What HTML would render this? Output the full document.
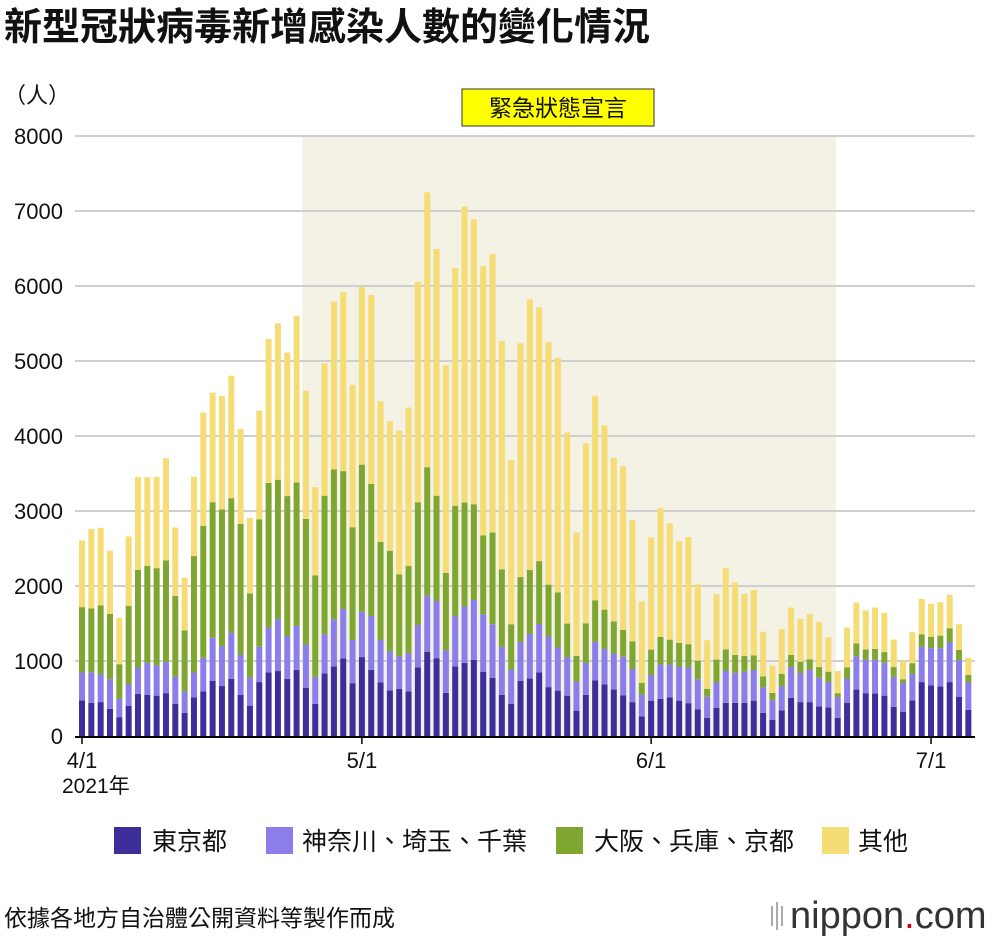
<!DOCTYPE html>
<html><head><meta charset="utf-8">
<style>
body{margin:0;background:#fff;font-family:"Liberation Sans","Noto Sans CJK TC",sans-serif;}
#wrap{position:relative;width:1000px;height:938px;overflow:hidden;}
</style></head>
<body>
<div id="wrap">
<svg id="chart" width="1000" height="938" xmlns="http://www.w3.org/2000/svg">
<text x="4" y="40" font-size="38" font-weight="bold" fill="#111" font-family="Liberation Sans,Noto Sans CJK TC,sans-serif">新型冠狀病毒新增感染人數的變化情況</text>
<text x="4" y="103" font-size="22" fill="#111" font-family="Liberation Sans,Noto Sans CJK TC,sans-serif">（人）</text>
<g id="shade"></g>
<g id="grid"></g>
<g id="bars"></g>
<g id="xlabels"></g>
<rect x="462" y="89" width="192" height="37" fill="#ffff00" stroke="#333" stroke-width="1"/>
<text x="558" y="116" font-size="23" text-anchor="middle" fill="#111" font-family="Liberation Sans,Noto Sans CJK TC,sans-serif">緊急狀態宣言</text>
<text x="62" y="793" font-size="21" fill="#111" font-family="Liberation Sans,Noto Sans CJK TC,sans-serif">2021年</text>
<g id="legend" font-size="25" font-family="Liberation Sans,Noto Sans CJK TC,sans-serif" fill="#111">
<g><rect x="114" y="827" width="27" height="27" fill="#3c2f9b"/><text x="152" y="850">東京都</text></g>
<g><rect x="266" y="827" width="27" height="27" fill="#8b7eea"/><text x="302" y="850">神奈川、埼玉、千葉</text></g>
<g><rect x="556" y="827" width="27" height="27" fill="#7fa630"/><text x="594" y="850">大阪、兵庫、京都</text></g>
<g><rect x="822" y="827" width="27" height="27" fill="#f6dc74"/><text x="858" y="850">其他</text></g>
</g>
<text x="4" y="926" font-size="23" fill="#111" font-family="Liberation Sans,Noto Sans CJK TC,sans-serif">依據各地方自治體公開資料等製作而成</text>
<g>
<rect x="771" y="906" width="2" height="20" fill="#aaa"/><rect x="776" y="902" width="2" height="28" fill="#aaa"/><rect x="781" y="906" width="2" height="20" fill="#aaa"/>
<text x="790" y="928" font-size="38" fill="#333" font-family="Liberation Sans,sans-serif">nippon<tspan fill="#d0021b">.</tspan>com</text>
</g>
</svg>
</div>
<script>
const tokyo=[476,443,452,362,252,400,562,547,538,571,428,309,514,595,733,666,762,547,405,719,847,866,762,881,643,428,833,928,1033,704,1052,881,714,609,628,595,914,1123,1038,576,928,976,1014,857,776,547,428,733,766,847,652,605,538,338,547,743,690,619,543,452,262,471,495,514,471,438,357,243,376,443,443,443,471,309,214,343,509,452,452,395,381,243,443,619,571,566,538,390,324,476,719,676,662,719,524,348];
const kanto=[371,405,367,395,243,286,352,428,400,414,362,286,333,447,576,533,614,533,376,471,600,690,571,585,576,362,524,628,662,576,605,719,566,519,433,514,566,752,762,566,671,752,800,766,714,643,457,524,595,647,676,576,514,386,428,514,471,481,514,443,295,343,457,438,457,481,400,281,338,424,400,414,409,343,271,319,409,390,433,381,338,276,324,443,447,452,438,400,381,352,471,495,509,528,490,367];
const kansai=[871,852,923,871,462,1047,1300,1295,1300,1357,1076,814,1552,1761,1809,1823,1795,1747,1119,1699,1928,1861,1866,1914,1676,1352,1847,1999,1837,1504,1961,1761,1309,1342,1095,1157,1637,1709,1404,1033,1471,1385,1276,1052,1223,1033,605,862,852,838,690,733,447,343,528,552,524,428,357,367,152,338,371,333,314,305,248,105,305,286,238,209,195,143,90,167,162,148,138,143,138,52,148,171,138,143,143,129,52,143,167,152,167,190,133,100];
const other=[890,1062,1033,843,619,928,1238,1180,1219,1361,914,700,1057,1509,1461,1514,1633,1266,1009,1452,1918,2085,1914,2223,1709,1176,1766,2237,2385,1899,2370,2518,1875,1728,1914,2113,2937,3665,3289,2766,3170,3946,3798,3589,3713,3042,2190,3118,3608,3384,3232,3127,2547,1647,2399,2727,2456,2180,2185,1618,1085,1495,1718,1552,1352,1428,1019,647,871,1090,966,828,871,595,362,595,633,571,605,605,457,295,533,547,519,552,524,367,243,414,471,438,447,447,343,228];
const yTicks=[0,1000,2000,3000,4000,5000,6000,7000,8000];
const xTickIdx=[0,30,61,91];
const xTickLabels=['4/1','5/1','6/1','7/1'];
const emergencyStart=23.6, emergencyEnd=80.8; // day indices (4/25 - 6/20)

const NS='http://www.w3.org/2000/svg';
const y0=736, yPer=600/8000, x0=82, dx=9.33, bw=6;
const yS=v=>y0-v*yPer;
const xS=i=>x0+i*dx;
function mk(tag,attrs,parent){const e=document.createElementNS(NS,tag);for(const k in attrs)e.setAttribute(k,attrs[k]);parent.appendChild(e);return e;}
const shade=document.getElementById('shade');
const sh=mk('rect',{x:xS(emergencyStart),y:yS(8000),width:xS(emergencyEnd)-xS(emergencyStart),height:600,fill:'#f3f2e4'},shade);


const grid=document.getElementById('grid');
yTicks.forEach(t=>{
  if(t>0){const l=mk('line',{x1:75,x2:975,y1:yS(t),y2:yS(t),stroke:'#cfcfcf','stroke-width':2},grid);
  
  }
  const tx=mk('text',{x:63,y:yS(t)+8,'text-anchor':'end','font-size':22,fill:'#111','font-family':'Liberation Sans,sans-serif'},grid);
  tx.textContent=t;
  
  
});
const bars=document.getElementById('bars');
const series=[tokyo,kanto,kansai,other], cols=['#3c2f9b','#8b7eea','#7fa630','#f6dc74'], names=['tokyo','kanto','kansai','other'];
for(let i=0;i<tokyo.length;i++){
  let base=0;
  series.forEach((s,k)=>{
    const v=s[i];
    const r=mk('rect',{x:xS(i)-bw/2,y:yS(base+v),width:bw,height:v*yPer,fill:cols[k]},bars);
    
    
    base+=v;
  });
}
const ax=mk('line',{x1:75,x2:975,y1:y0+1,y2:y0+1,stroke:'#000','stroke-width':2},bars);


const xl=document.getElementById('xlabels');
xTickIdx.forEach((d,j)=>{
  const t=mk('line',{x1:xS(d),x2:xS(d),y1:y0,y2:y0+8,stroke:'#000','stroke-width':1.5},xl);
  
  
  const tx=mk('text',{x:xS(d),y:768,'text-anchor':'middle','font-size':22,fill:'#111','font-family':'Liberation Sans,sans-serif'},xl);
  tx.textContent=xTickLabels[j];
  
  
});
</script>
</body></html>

□ □ □ □ □

**What you are asked to do:**
Extract every line above that contains the word "document".

**Task solution:**
What HTML would render this? Output the full document.
function mk(tag,attrs,parent){const e=document.createElementNS(NS,tag);for(const k in attrs)e.setAttribute(k,attrs[k]);parent.appendChild(e);return e;}
const shade=document.getElementById('shade');
const grid=document.getElementById('grid');
const bars=document.getElementById('bars');
const xl=document.getElementById('xlabels');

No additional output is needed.